Belçika hapishanesinden bir ölüm haberi daha geldi. İran kökenli tutuklu Mamıany Asl'in, Belçika'nın Leuven Hapishanesi'nde gardiyanlar tarafından öldürüldüğü bildirildi. Bir İran vatandaşının gardiyanlar tarafından öldürülmesi İran Dışişleri Bakanlığı tarafından şiddetle kınandı. Belçika makamları, konu ile ilgili soruşturma başlatıldığını kaydetti.
Charleroi bölgesinde Jamioulx hapishanesinde geçtiğimiz Ağustos'ta ölen Mikail Tekin isimli Türk hakkındaki soruşturma devam ederken, yabancı kökenli bir tutuklunun daha hapishanede yaşamını yitirmesi kamuoyunda şaşkınlık yarattı.
Önceki olayda, trafik polisiyle tartışmaktan gözaltına alınmasının ertesi günü ölen Türk vatandaşı M.Tekin'e yapılan otopsi, yemek yerken boğulma olduğu ifade edilen ölüm nedeninin "fiziksel şiddet" olduğunu ortaya koymuştu. Mahkumlar, M.Tekin'in "tecrit hücresine nakli sırasında işkence" gördüğünü savunarak isyan başlatırken, gardiyanlar üç arkadaşlarının sorguya çekilmesi üzerine hapishanedeki zor çalışma koşullarını öne sürerek grev başlatmıştı.
Mikail Tekin olayı, akabinde İran kökenli tutuklunun ölümü, Belçika hapishanelerinde bugüne kadar gerçekleşen 12 intihar girişiminin ve 23 ölümün tekrar gündeme gelmesine neden oldu. Olay ile ilgili çelişkili açıklamalar nedeniyle geçtiğimiz ay konu hakkında Belçika Temsilciler Meclisi Adalet Komisyonu'nda Adalet Bakanı'na soru yöneltildi. Adalet Bakanı, soruşturmanın sürdüğünü belirterek, ölüm nedenlerini kısmen hapishanedeki kapasite aşımına ve gardiyanların çalışma koşullarına bağladı.
Belçika, bazı temel hak ve hürriyetlere saygı göstermediği için Avrupa Konseyi ve BM kurumlarından da uyarı aldı. Turan Çakır'ın Belçika aleyhinde Avrupa İnsan Hakları Mahkemesi (AİHM)'nde açtığı dava da sorunun önemini göstermesi bakımından dikkate değer.
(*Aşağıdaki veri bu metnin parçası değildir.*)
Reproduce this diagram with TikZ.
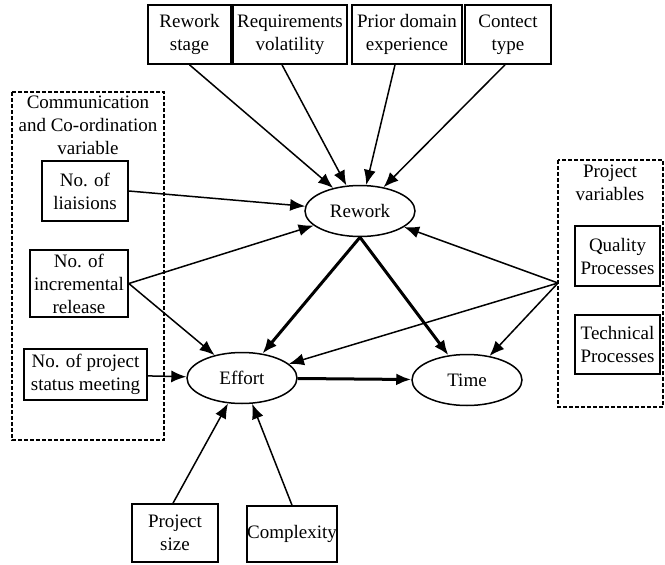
\documentclass[tikz,border=0pt]{standalone}
\usepackage{fontspec}
\setmainfont{Liberation Serif}
\usetikzlibrary{arrows.meta,shapes.geometric}

\begin{document}
\begin{tikzpicture}[x=1pt,y=-1pt]
\tikzstyle{every node}=[font=\fontsize{19}{23}\selectfont,align=center,inner sep=0pt];
\tikzstyle{var}=[draw,line width=1.6pt,minimum height=59pt];
\tikzstyle{main}=[draw,ellipse,line width=1.5pt,minimum width=110pt,minimum height=51pt];
\tikzstyle{arr}=[line width=1.5pt,-{Latex[length=15pt,width=12pt]}];
\tikzstyle{bigarr}=[line width=3pt,-{Latex[length=15pt,width=12pt]}];
\tikzstyle{group}=[draw,line width=1.5pt,dash pattern=on 4pt off 2pt];
\useasboundingbox (0,0) rectangle (665,565);

% groups
\draw[group] (12,92) rectangle (164,440);
\draw[group] (558,160) rectangle (663,407);
\node (commlabel) at (88,125) {Communication\\and Co-ordination\\variable};
\node (projlabel) at (610,183) {Project\\variables};

% top factors
\node[var,minimum width=83pt] (stage) at (189.5,34.5) {Rework\\stage};
\node[var,minimum width=114pt] (volat) at (290,34.5) {Requirements\\volatility};
\node[var,minimum width=110pt] (prior) at (407,34.5) {Prior domain\\experience};
\node[var,minimum width=86pt] (contect) at (508,34.5) {Contect\\type};

% left factors
\node[var,minimum width=86pt,minimum height=60pt] (liais) at (85,191) {No. of\\liaisions};
\node[var,minimum width=98pt,minimum height=67pt] (incr) at (79,283.5) {No. of\\incremental\\release};
\node[var,minimum width=123pt,minimum height=51pt] (status) at (85.5,374.5) {No. of project\\status meeting};

% right factors
\node[var,minimum width=85pt,minimum height=60pt] (quality) at (617.5,256) {Quality\\Processes};
\node[var,minimum width=85pt] (technical) at (617.5,344.5) {Technical\\Processes};
\coordinate (pv) at (558,283);

% bottom factors
\node[var,minimum width=86pt,minimum height=58pt] (size) at (175,533) {Project\\size};
\node[var,minimum width=86pt,minimum height=56pt] (complexity) at (292,534) {Complexity};

% outcomes
\node[main] (rework) at (360,211) {Rework};
\node[main] (effort) at (242,378) {Effort};
\node[main] (time) at (467,380) {Time};

% connectors
\draw[arr] (stage.south) -- (rework);
\draw[arr] ([xshift=-8pt]volat.south) -- (rework);
\draw[arr] ([xshift=-12pt]prior.south) -- (rework);
\draw[arr] ([xshift=-3pt]contect.south) -- (rework);
\draw[arr] (liais.east) -- (rework);
\draw[arr] (incr.east) -- (rework);
\draw[arr] (incr.east) -- (effort);
\draw[arr] (status) -- (effort);
\draw[arr] (pv) -- (rework);
\draw[arr] (pv) -- (effort);
\draw[arr] (pv) -- (time);
\draw[arr] ([xshift=-2pt]size.north) -- (effort);
\draw[arr] (complexity.north) -- (effort);
\draw[bigarr] (rework.south) -- (effort);
\draw[bigarr] (rework.south) -- (time);
\draw[bigarr] (effort) -- (time);
\end{tikzpicture}
\end{document}
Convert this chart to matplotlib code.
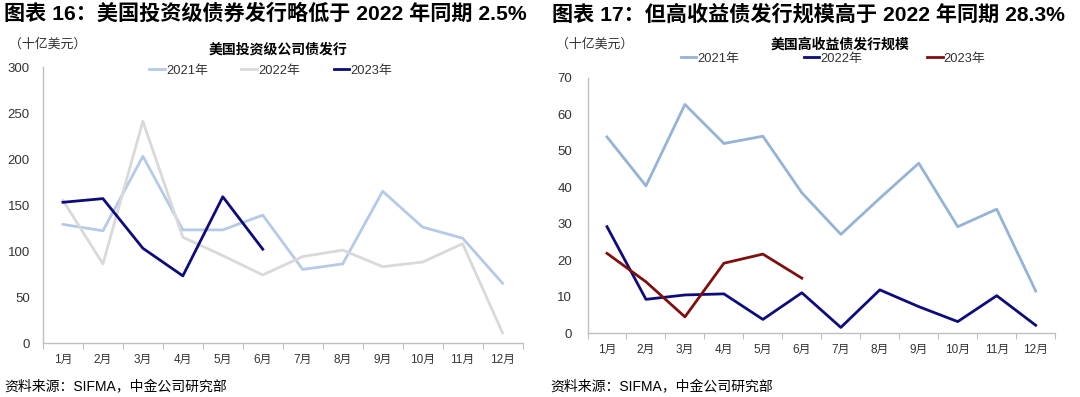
import numpy as np
import matplotlib
matplotlib.use("Agg")
import matplotlib.pyplot as plt

plt.rcParams['font.family'] = ['Liberation Sans', 'Noto Sans CJK SC', 'DejaVu Sans']

months = ['1月', '2月', '3月', '4月', '5月', '6月', '7月', '8月', '9月', '10月', '11月', '12月']
series_names = ['2021年', '2022年', '2023年']

# investment grade issuance, bn USD
ig_2021 = [129, 122, 203, 123, 123, 139, 80, 86, 165, 126, 114, 65]
ig_2022 = [155, 86, 241, 115, 95, 74, 94, 101, 83, 88, 108, 11]
ig_2023 = [153, 157, 103, 73, 159, 102]

# high yield issuance, bn USD
hy_2021 = [53.8, 40.4, 62.7, 52.0, 54.0, 38.5, 27.1, 37.0, 46.6, 29.2, 34.0, 11.6]
hy_2022 = [29.2, 9.3, 10.5, 10.8, 3.8, 11.1, 1.6, 11.9, 7.3, 3.2, 10.3, 2.2]
hy_2023 = [21.9, 14.1, 4.5, 19.2, 21.7, 15.1]

fig = plt.figure(figsize=(10.8, 3.97), dpi=100)

ax1 = fig.add_axes([0.0398, 0.136, 0.444, 0.695])
ax2 = fig.add_axes([0.544, 0.1605, 0.433, 0.6435])

txt = '#333333'


def style_axes(ax, ymax, step, ypad):
	ax.set_xlim(-0.5, 11.5)
	ax.set_ylim(0, ymax)
	ax.set_yticks(np.arange(0, ymax + step / 2, step))
	ax.set_xticks(range(12))
	ax.set_xticklabels(months)
	ax.set_xticks(np.arange(-0.5, 12, 1), minor=True)
	ax.tick_params(axis='x', which='major', length=0, pad=8, labelsize=8.5, labelcolor=txt)
	ax.tick_params(axis='x', which='minor', length=4, color='#bfbfbf', width=0.8)
	ax.tick_params(axis='y', length=0, pad=ypad, labelsize=9.5, labelcolor=txt)
	for s in ['top', 'right']:
		ax.spines[s].set_visible(False)
	for s in ['left', 'bottom']:
		ax.spines[s].set_color('#bfbfbf')
		ax.spines[s].set_linewidth(1.0)


x_full = np.arange(12)
x_half = np.arange(len(ig_2023))

ax1.plot(x_full, ig_2021, color='#b4cae6', lw=2.0, label=series_names[0])
ax1.plot(x_full, ig_2022, color='#d9d9d9', lw=2.0, label=series_names[1])
ax1.plot(x_half, ig_2023, color='#0c0c7c', lw=2.0, label=series_names[2])
style_axes(ax1, 300, 50, 9.5)
ax1.legend(loc='center', bbox_to_anchor=(0.475, 0.986), ncol=3, frameon=False,
           fontsize=9.3, handlelength=1.2, handletextpad=0.1, columnspacing=2.6,
           labelcolor=txt)

ax2.plot(x_full, hy_2021, color='#95b3d7', lw=2.0, label=series_names[0])
ax2.plot(x_full, hy_2022, color='#0c0c7c', lw=2.0, label=series_names[1])
ax2.plot(x_half, hy_2023, color='#7f0e0e', lw=2.0, label=series_names[2])
style_axes(ax2, 70, 10, 11)
ax2.legend(loc='center', bbox_to_anchor=(0.525, 1.074), ncol=3, frameon=False,
           fontsize=9.3, handlelength=1.2, handletextpad=0.1, columnspacing=5.0,
           labelcolor=txt)

# titles and notes
fig.text(0.004, 0.965, '图表 16：美国投资级债券发行略低于 2022 年同期 2.5%',
         fontsize=15.2, fontweight='bold', va='center', ha='left', color='black')
fig.text(0.511, 0.965, '图表 17：但高收益债发行规模高于 2022 年同期 28.3%',
         fontsize=15.2, fontweight='bold', va='center', ha='left', color='black')

fig.text(0.008, 0.887, '（十亿美元）', fontsize=9.3, va='center', ha='left', color=txt)
fig.text(0.515, 0.887, '（十亿美元）', fontsize=9.3, va='center', ha='left', color=txt)

fig.text(0.257, 0.875, '美国投资级公司债发行', fontsize=10, fontweight='bold',
         va='center', ha='center', color='black')
fig.text(0.778, 0.887, '美国高收益债发行规模', fontsize=10, fontweight='bold',
         va='center', ha='center', color='black')

fig.text(0.004, 0.025, '资料来源：SIFMA，中金公司研究部', fontsize=10,
         va='center', ha='left', color='black')
fig.text(0.51, 0.025, '资料来源：SIFMA，中金公司研究部', fontsize=10,
         va='center', ha='left', color='black')

fig.savefig('out.png', dpi=100, facecolor='white')
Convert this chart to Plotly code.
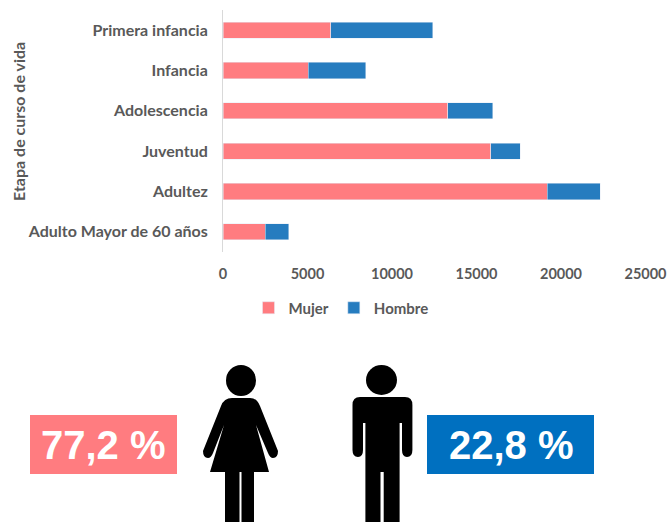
import plotly.graph_objects as go

categories = ["Primera infancia", "Infancia", "Adolescencia", "Juventud", "Adultez", "Adulto Mayor de 60 años"]
mujer = [6390, 5030, 13290, 15830, 19190, 2490]
hombre = [6010, 3410, 2660, 1760, 3140, 1400]
x_ticks = [0, 5000, 10000, 15000, 20000, 25000]
share_labels = ["77,2 %", "22,8 %"]

PINK = "#FF7C80"
BAR_BLUE = "#267CBF"
BOX_BLUE = "#0070C0"
GREY = "#595959"
W, H = 670, 522
FONT = dict(family="Lato", size=16, color=GREY, weight="bold")
X_FONT = dict(family="Lato", size=14.5, color=GREY, weight="bold")
LEGEND_FONT = dict(family="Lato", size=15, color=GREY, weight="bold")

fig = go.Figure()
fig.add_bar(y=categories, x=mujer, orientation="h", name="Mujer", marker_color=PINK)
fig.add_bar(y=categories, x=hombre, orientation="h", name="Hombre", marker_color=BAR_BLUE)
# Invisible full-canvas axes, used only to place the pictogram panel in pixels
fig.add_scatter(x=[0], y=[0], xaxis="x2", yaxis="y2", mode="markers", marker_opacity=0,
                showlegend=False, hoverinfo="skip")

woman = ("M 232 398 L 250 398 Q 257 398 260 406 L 278 451 Q 278 458 273 458 Q 270 458 268 453 "
         "L 256 425 L 269 472 L 254 472 L 254 522 L 241.5 522 L 241.5 472 L 239.5 472 L 239.5 522 "
         "L 225 522 L 225 472 L 210 472 L 224 425 L 213 453 Q 211 458 208 458 Q 203 458 203 451 "
         "L 221 406 Q 224 398 232 398 Z")
man = ("M 360 397 L 405 397 Q 412.4 397 412.4 405 L 412.4 450 Q 412.4 457 407 457 Q 402 457 402 450 "
       "L 402 423 L 399.6 423 L 399.6 522 L 383.7 522 L 383.7 472 L 380.5 472 L 380.5 522 "
       "L 365.4 522 L 365.4 423 L 363 423 L 363 450 Q 363 457 358 457 Q 352.5 457 352.5 450 "
       "L 352.5 405 Q 352.5 397 360 397 Z")
common = dict(xref="x2", yref="y2", layer="above", line_width=0)
shapes = [
    dict(type="rect", x0=30, x1=177, y0=415, y1=474, fillcolor=PINK, **common),
    dict(type="rect", x0=427, x1=594, y0=415, y1=474, fillcolor=BOX_BLUE, **common),
    dict(type="circle", x0=226, x1=256, y0=365, y1=396, fillcolor="black", **common),
    dict(type="circle", x0=366, x1=397, y0=365, y1=395, fillcolor="black", **common),
    dict(type="path", path=woman, fillcolor="black", **common),
    dict(type="path", path=man, fillcolor="black", **common),
]
share_font = dict(family="Liberation Sans", size=40, color="white", weight="bold")
annotations = [
    dict(x=103.5, y=445, text=share_labels[0], xref="x2", yref="y2", showarrow=False, font=share_font),
    dict(x=511, y=445, text=share_labels[1], xref="x2", yref="y2", showarrow=False, font=share_font),
    dict(x=18, y=122, text="Etapa de curso de vida", xref="x2", yref="y2", showarrow=False,
         textangle=-90, font=FONT),
]

fig.update_layout(
    width=W, height=H, margin=dict(l=0, r=0, t=0, b=0, autoexpand=False),
    paper_bgcolor="white", plot_bgcolor="rgba(0,0,0,0)",
    barmode="stack", bargap=0.6, font=FONT,
    shapes=shapes, annotations=annotations,
    xaxis=dict(domain=[223 / W, 645.5 / W], range=[0, 25000], tickvals=x_ticks, tickformat="d",
               automargin=False, showgrid=False, zeroline=False, showline=False, ticks="outside",
               ticklen=9, tickcolor="rgba(0,0,0,0)", tickfont=X_FONT),
    yaxis=dict(domain=[1 - 252 / H, 1 - 10 / H], autorange="reversed", automargin=False, showgrid=False,
               zeroline=False, showline=True, linecolor="#D9D9D9", linewidth=1, ticks="outside",
               ticklen=11, tickcolor="rgba(0,0,0,0)", tickfont=FONT),
    xaxis2=dict(domain=[0, 1], range=[0, W], visible=False, anchor="y2", automargin=False),
    yaxis2=dict(domain=[0, 1], range=[H, 0], visible=False, anchor="x2", automargin=False),
    legend=dict(orientation="h", traceorder="normal", x=341 / W, xanchor="center", y=1 - 308 / H,
                yanchor="middle", font=LEGEND_FONT, itemwidth=30, bgcolor="rgba(0,0,0,0)"),
)
fig.write_html("out.html", config={"displayModeBar": False},
               post_script="document.body.style.margin='0';")
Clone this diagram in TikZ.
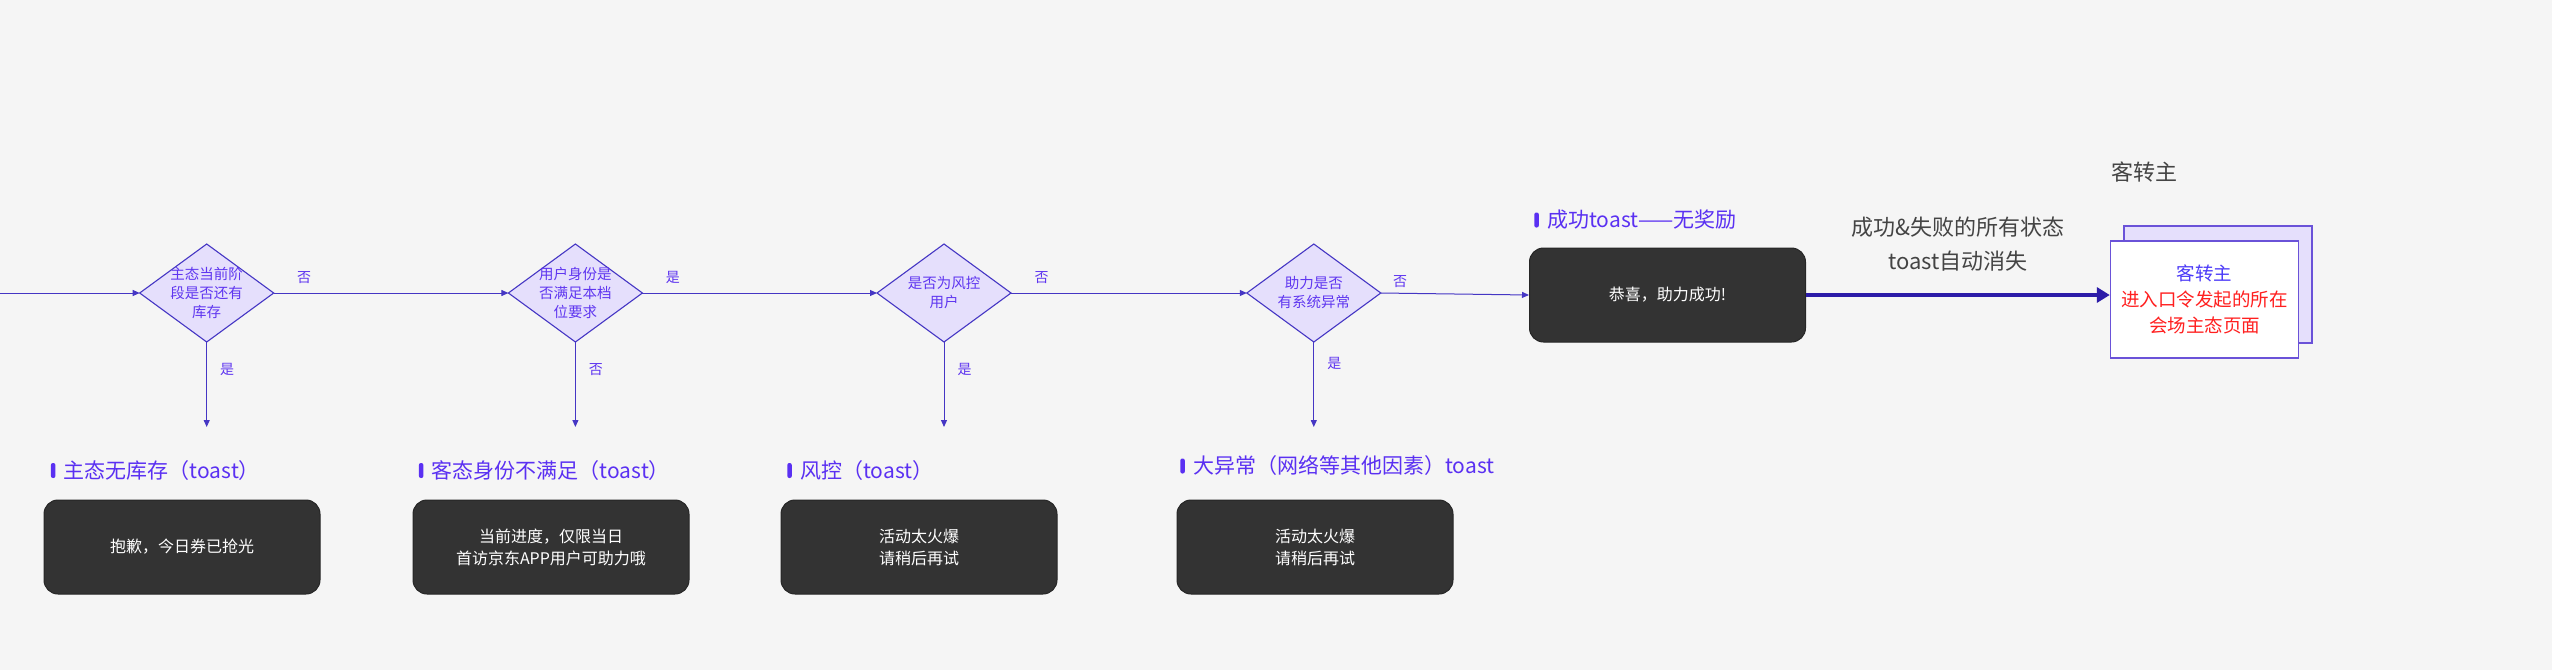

Mart ayında sonuçlanan davada Belçika, işkence, insanlık dışı muamele ve ayrımcılık yaptığı gerekçesiyle mahkum edildi ve Belçika makamları ile adaleti ilgisiz ve tepkisiz davranmakla suçlandı. Polisler tarafından kimlik sorgusu sırasında olay çıkması nedeniyle 1996'da gözaltına alınarak kötü muamele gören T.Çakır, halen işitme, görme ve nefes alma sorunları yaşıyor.
Belçika İnsan Hakları Derneği (LDH)'nin, "başka ülkelerde insan hakları söz konusu olduğunda çok konuşan Belçika'nın kendine miyop baktığı" açıklaması, yabancılar söz konusu olunca sorunların doğru tanımlanmadığını akla getiriyor.
İnsan hakları açısından, konunun milletvekillerinin ve kamuoyunun dikkatine getirilmesinin Mikail Tekin dahil hapishanelerde yaşanan tüm ölümlerin nedeninin açıklığa kavuşturulmasında faydalı olacağı muhakkak.